"This work really pushes the limit down to a few molecules in size," said Stephen Chou of Princeton.

During nanoimprint lithography scientists press a mould into a photocurable resist liquid. Exposing the resist to ultraviolet light cures the polymer so that it retains its shape when the mould is removed. Finally, an anisotropic reactive ion etch treatment removes the remaining resist in the compressed area and exposes selected areas of the substrate surface ready for further treatment.

To date, the standard method for making the moulds used in nanoimprint lithography has been electron-beam lithography. This has created patterns of 10 nm dots with a 40 nm pitch but struggles to create patterning with a pitch smaller than 35 nm.

To achieve their record-breaking line pitch result, the team used molecular-beam epitaxy to make the mould. They created a superlattice of alternating layers of GaAs and Al0.7Ga0.3As, and then selectively etched away the Al0.7Ga0.3As layers with hydrofluoric acid. The result was a GaAs mould containing ridges with vertical and smooth sidewalls in a pattern repeated every 14 nm.

"This mould-making process, though time-consuming, would need to be done only once in setting up a manufacturing process," said Chou. "Once the mould is made it can be used to make countless copies very rapidly."

The scientists believe they can make lines in the resist narrower than 7 nm but were unable to examine them in the scanning electron microscope because of thermal damage to the structures from the microscope's electron beam.

Since publishing their work in Applied Physics Letters, the scientists have reduced the pitch between ridges from 14 to 12 nm. According to Chou, this is a 20-fold reduction compared with the state-of-the-art techniques used in making today's most advanced computer chips and would result in 400 times more memory in a two-dimensional memory chip.
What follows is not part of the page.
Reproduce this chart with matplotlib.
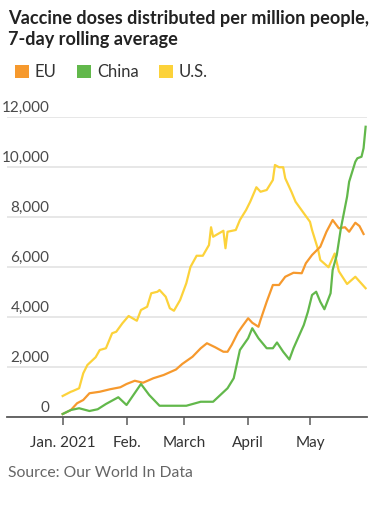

The team also used nanoimprint lithography to make gold contacts with a contact gap of just 5 nm. In this case they used a silicon mould fabricated by electron-beam lithography as this is good for patterning small sparse features. "Fabrication of sub-10 nm contacts of sufficient resolution to trap complex macromolecules will substantially advance the emerging field of single-molecule devices by allowing the rapid production of multiple contacts in parallel," the scientists said in their paper.